I decided that I would go to the Twestival as City Girl, thereby choosing to out myself to people as a relationship and sex blogger for the first time. I thought I would build a little blog buzz, contribute money to a great cause, and make it home by the second half of the game. Little did I know as I showed up at Midtown Loft for the event that a date that brought me so much sorrow last year would bring me so much happiness this year!

When I arrived at the Twestival, I scanned the crowd in search of familiar faces. I saw a friend from law school and his girlfriend in one corner of the room. I saw a reporter I had befriended online near the DJ booth. And, then I saw him…Buckeyes Boy.

He was one of the Twestival organizers, and I had been following him on Twitter for the past couple of weeks. His online picture caught my eye because his smile could light up a room, but his headshot didn't do him justice!

Imagine 6'3", 245, with skin like café au lait and arms so big that I could only hope to get tickets to the gun show. (It was like I went into a lab and created the perfect guy for me, and *poof* there he was!) His pale pink shirt exuded confidence, but his smile and laugh revealed a friendly and genuine side.

Before I could head over and say hello to Buckeyes Boy, my friend from law school approached me. I caught up with him for a while and then met several new people. After about an hour on the one side of the lounge, I finally walked toward Buckeyes Boy.

"Hi," I said as I extended my hand to him, "I'm City Girl."

"Hi," he replied, "I'm Buckeyes Boy."

"I just wanted to congratulate you and the other organizers. It's great that this night is such a success and raised so much money for Miriam's Kitchen."

"Thanks," he responded. He smiled at me warmly, but I could tell from his expression that he was trying to place me.

"I have a blog, and we're Twitter friends, but I only have a picture of the back of my head on the site. I figured I would introduce you to the front of my head," I told him with a laugh.

His smile widened, as he registered who I was.

"I write about relationships and sex, but I'm also an attorney so I have to blog anonymously. Don't want to jeopardize my career," I explained, as I handed him a business card with my blog information on it.

We talked for a while about my blog, the Twestival and the football game (he's a Steelers fan) before he looked up and said,

"Your hair is beautiful! The way the light is shining on it…there's this glow around you. Did you just get it done?"

"Yeah, I did.

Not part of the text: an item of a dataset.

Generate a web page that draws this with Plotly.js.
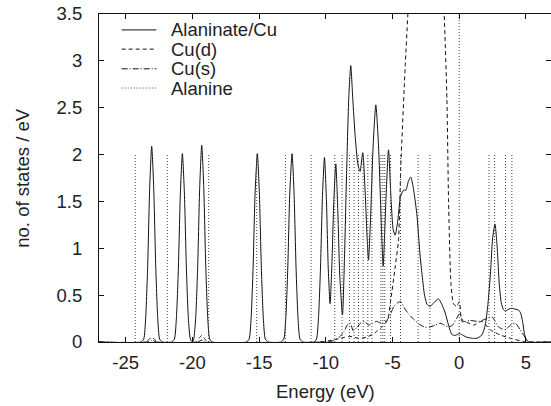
<!DOCTYPE html>
<html><head><meta charset="utf-8">
<script src="https://cdn.plot.ly/plotly-3.0.1.min.js"></script>
<style>html,body{margin:0;padding:0;background:#fff}#chart{width:551px;height:406px}</style>
</head><body><div id="chart"></div>
<script>
// ---- data ----
const seriesNames = ["Alaninate/Cu", "Cu(d)", "Cu(s)", "Alanine"];

const totalEnergy = [-27,-23.85,-23.65,-23.5,-23.35,-23.2,-23.05,-22.9,-22.75,-22.6,-22.45,-22.25,
  -21.55,-21.35,-21.2,-21.05,-20.9,-20.75,-20.6,-20.45,-20.3,-20.15,-20.0,-19.9,-19.75,-19.6,-19.45,-19.3,-19.15,-19.0,-18.85,-18.7,-18.5,
  -15.95,-15.75,-15.6,-15.45,-15.3,-15.13,-14.98,-14.83,-14.68,-14.53,-14.3,
  -13.35,-13.15,-13.0,-12.85,-12.7,-12.53,-12.38,-12.23,-12.08,-11.93,-11.7,
  -10.9,-10.7,-10.55,-10.4,-10.25,-10.1,-9.95,-9.82,-9.68,-9.55,-9.4,-9.25,-9.1,-8.95,-8.75,-8.6,-8.43,-8.28,-8.13,-7.98,-7.8,-7.6,-7.43,-7.23,-7.05,-6.9,-6.8,-6.65,-6.45,-6.25,-6.05,-5.85,-5.7,-5.5,-5.3,-5.1,-4.95,-4.8,-4.6,-4.4,-4.18,-4.0,-3.8,-3.63,-3.45,-3.18,-2.95,-2.8,-2.6,-2.4,-2.18,-1.9,-1.55,-1.3,-1.05,-0.8,-0.55,-0.3,0.02,0.3,0.57,1.0,1.32,1.7,1.95,2.15,2.35,2.5,2.68,2.85,3.0,3.15,3.3,3.45,3.7,3.95,4.2,4.45,4.6,4.75,4.9,5.05,5.2,6.88];
const totalDos = [0,0,0.03,0.26,0.82,1.65,2.09,1.65,0.82,0.26,0.03,0,
  0,0.03,0.25,0.79,1.59,2.01,1.59,0.79,0.25,0.03,0,0.03,0.26,0.82,1.66,2.10,1.66,0.82,0.26,0.03,0,
  0,0.03,0.25,0.79,1.59,2.01,1.59,0.79,0.25,0.03,0,
  0,0.03,0.25,0.79,1.59,2.01,1.59,0.79,0.25,0.03,0,
  0,0.03,0.25,0.78,1.56,1.97,1.5,0.8,0.41,0.8,1.5,1.90,1.4,0.7,0.29,0.9,1.87,2.6,2.95,2.6,2.2,1.9,1.82,2.02,1.6,1.1,0.875,1.3,2.1,2.53,2.1,1.3,0.81,1.5,2.05,1.5,1.2,1.14,1.3,1.55,1.62,1.62,1.72,1.76,1.65,1.37,0.95,0.74,0.5,0.4,0.38,0.42,0.46,0.4,0.31,0.18,0.08,0.07,0.09,0.07,0.05,0.04,0.04,0.075,0.18,0.4,0.75,1.1,1.26,1.0,0.62,0.42,0.35,0.33,0.35,0.36,0.35,0.34,0.31,0.22,0.08,0.02,0,0];

const cuDEnergy = [-27,-23.5,-23.25,-23.05,-22.85,-22.6,-19.75,-19.5,-19.3,-19.1,-18.85,-10.5,-9.5,-9.18,-8.6,-8.18,-7.55,-6.93,-6.3,-5.8,-5.38,-5.13,-4.8,-4.55,-4.38,-4.05,-3.85,-3.5,-2.5,-1.6,-1.13,-0.92,-0.8,-0.62,-0.43,-0.2,0.02,0.2,0.57,1.07,1.7,2.33,3.08,3.83,4.83,5.2,6.88];
const cuDDos = [0,0,0.03,0.05,0.03,0,0,0.04,0.07,0.04,0,0,0.02,0.03,0.05,0.06,0.04,0.05,0.10,0.16,0.23,0.45,0.80,1.09,1.87,2.94,3.5,4.6,6.0,4.8,3.5,2.58,1.52,0.63,0.41,0.38,0.43,0.22,0.21,0.18,0.22,0.13,0.075,0.04,0.005,0,0];

const cuSEnergy = [-27,-23.4,-23.05,-22.7,-19.6,-19.3,-19.0,-10,-9.5,-9.0,-8.6,-8.4,-8.15,-7.95,-7.7,-7.4,-7.1,-6.8,-6.5,-6.2,-5.8,-5.5,-5.2,-4.9,-4.6,-4.38,-4.1,-3.8,-3.4,-3.0,-2.6,-2.2,-1.8,-1.43,-1.1,-0.8,-0.5,-0.2,0.02,0.32,0.82,1.45,2.08,2.45,2.95,3.45,3.83,4.2,4.58,5.08,5.3,6.88];
const cuSDos = [0,0,0.02,0,0,0.02,0,0,0.01,0.05,0.12,0.18,0.2,0.12,0.15,0.2,0.22,0.18,0.2,0.22,0.2,0.22,0.28,0.38,0.42,0.43,0.36,0.3,0.24,0.19,0.16,0.16,0.18,0.2,0.18,0.16,0.18,0.25,0.3,0.22,0.23,0.22,0.25,0.27,0.16,0.13,0.18,0.2,0.13,0.02,0,0];

const alanineLevels = [-24.28,-21.88,-18.78,-15.18,-13.03,-11.1,-9.33,-8.78,-8.23,-7.88,-7.55,-7.2,-6.85,-6.55,-5.87,-5.72,-5.58,-5.15,-4.4,-3.08,-2.2,2.23,2.65,3.47,3.95];
const alanineHeight = 2.0;

const fermiEnergy = 0;
const yMax = 3.5;

const xTickVals = [-25,-20,-15,-10,-5,0,5];
const xTickText = ["-25","-20","-15","-10","-5","0","5"];
const yTickVals = [0,0.5,1,1.5,2,2.5,3,3.5];
const yTickText = ["0","0.5","1","1.5","2","2.5","3","3.5"];
const xTitle = "Energy (eV)";
const yTitle = "no. of states / eV";

// ---- build traces ----
const ink = "#111";
const font = {family: "Liberation Sans, Arial, Helvetica, sans-serif", size: 18.5, color: "#222"};
const styles = {
  "Alaninate/Cu": {color: ink, width: 1, dash: "solid"},
  "Cu(d)": {color: ink, width: 1, dash: "4px,3px"},
  "Cu(s)": {color: ink, width: 1, dash: "6px,2px,1px,2px"},
  "Alanine": {color: "#444", width: 1, dash: "1px,2px"}
};

const alX = [], alY = [];
alanineLevels.forEach(e => { alX.push(e, e, null); alY.push(0, alanineHeight, null); });

const traces = [
  {x: totalEnergy, y: totalDos, mode: "lines", line: Object.assign({shape: "spline", smoothing: 0.6}, styles["Alaninate/Cu"]), showlegend: false},
  {x: cuDEnergy, y: cuDDos, mode: "lines", line: Object.assign({shape: "spline", smoothing: 0.6}, styles["Cu(d)"]), showlegend: false},
  {x: cuSEnergy, y: cuSDos, mode: "lines", line: Object.assign({shape: "spline", smoothing: 0.6}, styles["Cu(s)"]), showlegend: false},
  {x: alX, y: alY, mode: "lines", line: styles["Alanine"], showlegend: false},
  {x: [fermiEnergy, fermiEnergy], y: [0, yMax], mode: "lines", line: styles["Alanine"], showlegend: false, yaxis: "y2"}
];

// manual legend (sample line + text) in data coordinates
const legSampleX = [-25.3, -22.7];
const legTextX = -21.75;
const legRowY = [3.33, 3.125, 2.915, 2.71];
const shapes = [], annotations = [];
seriesNames.forEach((n, i) => {
  shapes.push({type: "line", xref: "x", yref: "y", x0: legSampleX[0], x1: legSampleX[1], y0: legRowY[i], y1: legRowY[i], line: styles[n]});
  annotations.push({xref: "x", yref: "y", x: legTextX, y: legRowY[i], text: n, showarrow: false, xanchor: "left", yanchor: "middle", font: font});
});
// axis titles
annotations.push({xref: "paper", yref: "paper", x: 0.5, y: -0.152, text: xTitle, showarrow: false, xanchor: "center", yanchor: "middle", font: font});
annotations.push({xref: "paper", yref: "paper", x: -0.171, y: 0.5, text: yTitle, showarrow: false, textangle: -90, xanchor: "center", yanchor: "middle", font: font});

const layout = {
  width: 551, height: 406,
  margin: {l: 99, r: 0, t: 14, b: 64},
  paper_bgcolor: "#fff", plot_bgcolor: "#fff",
  font: font,
  showlegend: false,
  xaxis: {
    range: [-27, 6.88], tickvals: xTickVals, ticktext: xTickText,
    ticks: "inside", ticklen: 5, tickcolor: ink, tickwidth: 1,
    showline: true, linecolor: ink, linewidth: 1, mirror: "ticks",
    showgrid: false, zeroline: false, tickfont: font, ticklabelstandoff: 4
  },
  yaxis: {
    range: [0, yMax], tickvals: yTickVals, ticktext: yTickText,
    ticks: "inside", ticklen: 5, tickcolor: ink, tickwidth: 1,
    showline: true, linecolor: ink, linewidth: 1, mirror: "ticks",
    showgrid: false, zeroline: false, tickfont: font, ticklabelstandoff: 12
  },
  yaxis2: {
    range: [0, yMax], overlaying: "y", side: "right", showgrid: false, zeroline: false,
    showticklabels: false, ticks: "", showline: false
  },
  shapes: shapes,
  annotations: annotations
};

Plotly.newPlot("chart", traces, layout, {staticPlot: true, displayModeBar: false});
</script>
</body></html>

Thanks," I replied, blushing.

I felt like I could spend the entire evening just talking to him, but a part of me thought that I should mingle a bit.

"Would you like to sit down?" Buckeyes Boy asked.

"I should probably go network a little more, but I'll be back," I informed him.

"I hope so."

I had started to walk away, but turned back to smile at him and say, "Oh, I'll be back. Definitely."